Basta battute, basta ironie: Vannacci ora va preso sul serio!


Disabili in “classi separate“, Mussolini “statista“, l’aborto una “infelice necessità“: da settimane un tal Vannacci, già generale e ora scheggia impazzita nell’agone politico, va distribuendo come non ci fosse un domani assurdità e provocazioni belle e buone, riempiendo le desolanti cronache nazionale e rifornendo i giornalisti di qualche notiziucola da pubblicare. A quanto pare, il suo (solo) scopo è far parlare di sè: cosa che gli riesce perfettamente dalla pubblicazione del best seller, Il Mondo al Contrario, che l’ha fatto conoscere all’Italia intera.

Anche solo scorrere le argomentazioni, approfondire le idee (?) e i ragionamenti del nostro uomo, onestamente, è una faticaccia: da “cari omosessuali, normali non lo siete, fatevene una ragione!” al “lavaggio del cervello di chi vorrebbe favorire l’eliminazione di ogni differenza compresa quella tra etnie, per non chiamarle razze” fino a “Paola Egonu italiana di cittadinanza, ma è evidente che i suoi tratti somatici non rappresentano l’italianità”, il Vannacci-pensiero è un campionario di trivialità, luoghi comuni, espressioni di sessismo da caserma e xenofobia pura e semplice.

Per carità: se in molti lo leggono una ragione ci sarà. Fino a qui, però, dell’horror show messo su quotidianamente da Vannacci nessuno si era interessato più di tanto. Che parli pure, pensavano in molti: affari di chi lo starà ad ascoltare. Quasi tutti lo consideravano una meteora, una presenza temporanea nel dibattito pubblico.
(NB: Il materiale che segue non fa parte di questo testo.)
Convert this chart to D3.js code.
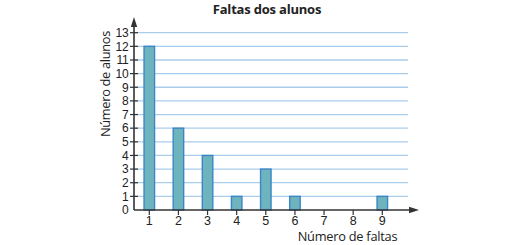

Ora, di fronte alla notizia della sua candidatura alle elezioni europee con la Lega, le cose però cambiano: il Carroccio spera di interrompere l’emorragia di consensi che va aggravandosi a ogni elezione ma per farlo ha scelto di giocare una carta delicatissima – una carta della disperazione, direi – che non può non far discutere a lungo.

In primis, metà del partito è in subbuglio per una candidatura imposta dall’alto, relativa a un soggetto che non ha mai fatto parte della Lega e che non ha nessun contatto con i territori. Ma soprattutto, in molti sono insorti per l’idea stessa di candidare un Vannacci. “Non è della Lega”, ha tagliato corto il ministro dell’Economia Giancarlo Giorgetti, a conferma del disagio che si respira tra le fila del Carroccio.

Un disagio, diciamolo senza ipocrisie, sacrosanto: candidare Vannacci significa completare la distruzione morale e giuridica dei presupposti per far parte del Parlamento europeo. Per dirla in altre parole:

Il generale Roberto Vannacci non è un game changer, è la versione basica dello zio che dice banalità e bestialità al pranzo di Natale. Nessuno lo prende davvero sul serio. Anche per questo, però, è il candidato perfetto.

Certo, ironizzare nei confronti di un soggetto simile è facile. Viene davvero voglia di farlo, quando ci si accorge che il suo “programma politico” è un’accozzaglia di idee banalotte e abusate, vecchie di duecento anni, riversate in un pamphlet sgrammaticato e contraddittorio che mette insieme i concetti più reazionari, e banali, di questo mondo.

Il fatto però è un altro. Non si può più scherzare al riguardo, non si può sminuire la cosa. Il tempo delle ironie è finito: quando si decide di candidare un soggetto simile si costringe l’opinione pubblica a prenderlo sul serio, ad ascoltare con attenzione quello che dice. Per questo, al di là del partito che lo candida, bisogna parlare chiaro e non ci si può più nascondere.

Di fronte alla possibilità di vederlo eletto bisogna dire le cose come stanno. Parafrasando Brecht, sfortunato quel popolo che ha bisogno di un Vannacci: di (altri) politici sospesi tra il ridicolo e la mitomania, davvero, non sentivamo nessun bisogno.